The group was welcomed on behalf of the Nobel Committee by Professor Hans von Euler-Chelpin, the 1929 Nobel laureate in Chemistry and a close friend of Szent-Györgyi (pictured on the right in the center photo).
“In Stockholm, it was so bitterly cold that we nearly froze. The Swedish railway conductors, with their fur-lined caps adorned with badges, looked much like Cossack hetmans. Hundreds of magnesium lights flashed in quick succession as photographers besieged Professor Szent-Györgyi. It wasn’t even four o’clock, but the night was already pitch black,” wrote Knébel (as quoted in Rádióélet on December 17, 1937). Szent-Györgyi’s wife had a similar take on the weather: “My daughter attracted curious stares everywhere because, despite the minus 20 °C cold, she walked around without a hat, which apparently aligned with the latest fashion in Cambridge. As for me, I nearly froze to death.” (Quoted in the weekly Délibáb on January 23, 1938.)

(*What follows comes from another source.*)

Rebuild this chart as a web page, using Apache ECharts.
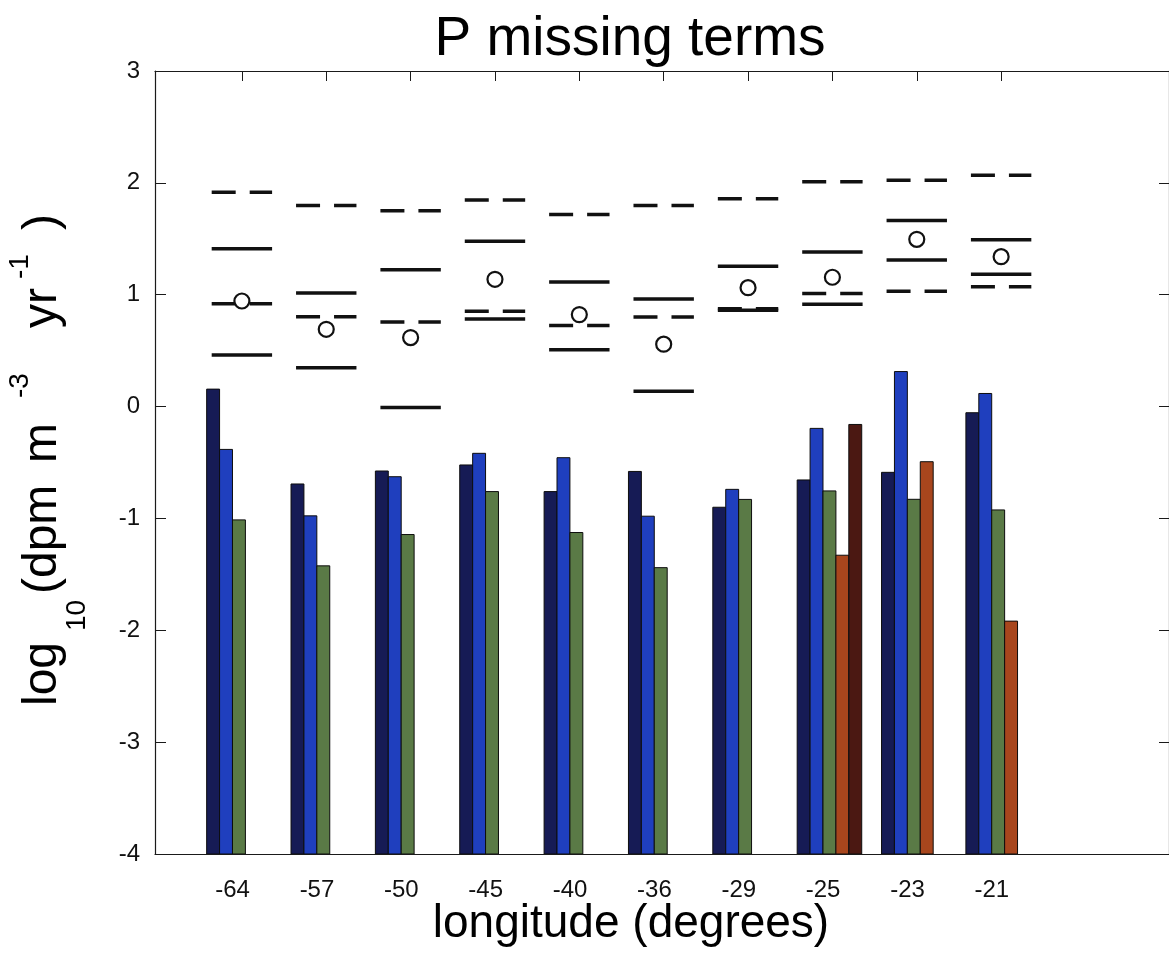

Szent-Györgyi and his companions stayed at the Carlton Hotel on Kungsgatan [The King’s Street], Stockholm’s modern main street with an American flair. As early as November 11, Szent-Györgyi received a letter from the Hungarian embassy in Stockholm. It said, among other things, that the Hungarian community and the Swedish friends of Hungary were eagerly anticipating his arrival, and that Nils Trulsson, Vice President of the Swedish-Hungarian Society – also the manager of the Carlton in Stockholm – was offering a suite to the Szent-Györgyi family. “The Carlton Hotel is definitely a first class, modern place, where our diplomats usually stay,” the letter read (http://misc.bibl.u-szeged.hu/47868/; last accessed: September 10, 2021). The family accepted the offer. The website of the Nobel Prize Organization features a short video footage showing Szent-Györgyi and his wife checking into the hotel (https://www.nobelprize.org/prizes/medicine/1937/szent-gyorgyi/documentary/; last accessed: September 10, 2021).

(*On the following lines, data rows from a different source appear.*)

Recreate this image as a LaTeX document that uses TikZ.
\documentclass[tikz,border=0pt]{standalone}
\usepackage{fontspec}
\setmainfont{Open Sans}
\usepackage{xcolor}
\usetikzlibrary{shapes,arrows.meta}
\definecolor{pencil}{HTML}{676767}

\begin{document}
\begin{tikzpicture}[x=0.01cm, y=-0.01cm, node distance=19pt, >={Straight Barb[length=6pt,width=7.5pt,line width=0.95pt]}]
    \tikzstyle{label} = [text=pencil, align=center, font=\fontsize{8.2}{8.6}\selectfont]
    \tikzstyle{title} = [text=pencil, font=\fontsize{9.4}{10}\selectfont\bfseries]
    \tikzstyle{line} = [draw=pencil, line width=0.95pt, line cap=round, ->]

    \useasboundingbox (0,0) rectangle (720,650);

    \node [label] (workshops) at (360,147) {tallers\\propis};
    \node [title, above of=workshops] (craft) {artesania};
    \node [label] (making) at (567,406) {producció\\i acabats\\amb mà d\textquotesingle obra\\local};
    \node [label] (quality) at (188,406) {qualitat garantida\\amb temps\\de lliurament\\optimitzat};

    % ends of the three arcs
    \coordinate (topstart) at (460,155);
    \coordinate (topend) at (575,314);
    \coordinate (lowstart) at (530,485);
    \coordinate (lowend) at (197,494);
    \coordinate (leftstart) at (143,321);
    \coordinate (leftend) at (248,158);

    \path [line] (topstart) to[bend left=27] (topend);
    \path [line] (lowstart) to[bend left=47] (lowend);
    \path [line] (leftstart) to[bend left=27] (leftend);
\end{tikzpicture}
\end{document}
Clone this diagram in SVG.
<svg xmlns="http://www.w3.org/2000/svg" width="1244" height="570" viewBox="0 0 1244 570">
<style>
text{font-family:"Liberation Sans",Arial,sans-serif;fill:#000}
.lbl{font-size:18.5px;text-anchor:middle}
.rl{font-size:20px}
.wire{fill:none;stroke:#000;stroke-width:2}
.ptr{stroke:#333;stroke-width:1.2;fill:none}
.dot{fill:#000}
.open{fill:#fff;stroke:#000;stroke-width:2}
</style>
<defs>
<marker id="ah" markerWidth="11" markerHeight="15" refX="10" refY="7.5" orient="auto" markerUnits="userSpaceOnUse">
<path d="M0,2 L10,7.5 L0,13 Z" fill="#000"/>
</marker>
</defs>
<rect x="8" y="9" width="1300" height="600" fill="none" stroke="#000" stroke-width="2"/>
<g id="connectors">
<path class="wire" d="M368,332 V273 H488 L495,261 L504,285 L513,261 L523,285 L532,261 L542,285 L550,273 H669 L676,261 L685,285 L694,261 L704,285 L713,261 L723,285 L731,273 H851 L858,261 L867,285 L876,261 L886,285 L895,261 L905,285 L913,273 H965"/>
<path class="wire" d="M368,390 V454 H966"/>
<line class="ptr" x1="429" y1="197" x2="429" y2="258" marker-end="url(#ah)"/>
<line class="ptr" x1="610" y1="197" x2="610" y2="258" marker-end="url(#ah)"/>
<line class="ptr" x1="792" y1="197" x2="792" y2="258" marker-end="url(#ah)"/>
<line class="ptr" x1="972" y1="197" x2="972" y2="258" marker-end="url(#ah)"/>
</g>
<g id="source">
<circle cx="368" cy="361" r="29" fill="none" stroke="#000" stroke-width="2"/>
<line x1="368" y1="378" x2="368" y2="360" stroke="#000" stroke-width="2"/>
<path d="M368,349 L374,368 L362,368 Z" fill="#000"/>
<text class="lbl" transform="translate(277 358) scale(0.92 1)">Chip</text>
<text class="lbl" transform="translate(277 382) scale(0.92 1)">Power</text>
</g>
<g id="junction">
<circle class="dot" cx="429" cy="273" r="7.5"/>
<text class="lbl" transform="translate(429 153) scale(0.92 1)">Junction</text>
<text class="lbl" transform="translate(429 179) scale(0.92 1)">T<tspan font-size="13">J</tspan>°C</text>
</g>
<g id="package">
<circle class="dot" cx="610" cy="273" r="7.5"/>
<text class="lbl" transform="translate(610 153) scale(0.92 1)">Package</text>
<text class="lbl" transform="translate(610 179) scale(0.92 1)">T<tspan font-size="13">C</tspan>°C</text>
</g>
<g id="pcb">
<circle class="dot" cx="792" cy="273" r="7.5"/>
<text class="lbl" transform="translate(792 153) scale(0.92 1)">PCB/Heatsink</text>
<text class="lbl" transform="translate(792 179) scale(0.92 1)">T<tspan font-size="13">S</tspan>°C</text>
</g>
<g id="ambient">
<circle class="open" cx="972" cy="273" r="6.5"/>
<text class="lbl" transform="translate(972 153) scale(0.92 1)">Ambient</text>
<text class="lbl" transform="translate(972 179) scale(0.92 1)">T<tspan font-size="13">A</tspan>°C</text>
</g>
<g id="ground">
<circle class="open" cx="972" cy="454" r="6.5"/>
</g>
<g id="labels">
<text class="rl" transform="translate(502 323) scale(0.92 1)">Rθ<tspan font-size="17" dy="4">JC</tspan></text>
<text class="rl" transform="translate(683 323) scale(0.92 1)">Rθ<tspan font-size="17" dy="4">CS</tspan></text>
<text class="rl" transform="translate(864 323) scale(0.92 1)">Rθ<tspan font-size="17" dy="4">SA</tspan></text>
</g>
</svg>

The far right of the photo shows the Konserthuset Stockholm (the Stockholm Concert Hall). Located at one of the corners of Kungsgatan, the concert hall serves as the traditional venue for Nobel Prize award ceremonies held each year on December 10.
Szent-Györgyi was already familiar with the concert hall: in the summer of 1926, he traveled from Groningen to Stockholm for the opening session of the 12th International Congress of Physiology, which was also held there. During the event, Szent-Györgyi unexpectedly heard his name mentioned several times by Sir Frederick Gowland Hopkins, who was giving a plenary lecture on “The Mechanism of Biological Oxidation”. Hopkins was a professor of biochemistry at Cambridge and a Nobel laureate himself, having received the prize in 1929. At the congress, Szent-Györgyi became acquainted with Hopkins, upon whose invitation he moved to Cambridge, where he was awarded a Rockefeller Fellowship in January 1927.
As early as the day of their arrival, the Szent-Györgyi family viewed the exterior of the Konserthuset, which then loomed gloomily before them, almost blending into the afternoon darkness with its blue-painted walls. However, on the day of the ceremony, the guests, arriving in luxury cars and dressed in evening gowns and tailcoats, were greeted by a brilliantly illuminated building, reminiscent of the splendor of a Greek temple. The “reddish glow of a hundred and one naphtha lights” also enveloped the monumental Orpheus fountain standing in front of the Konserthuset. Created by the world-famous Swedish sculptor Carl Milles, the fountain had been completed just the previous year. This photo was taken during the 2016 Nobel Prize Award Ceremony.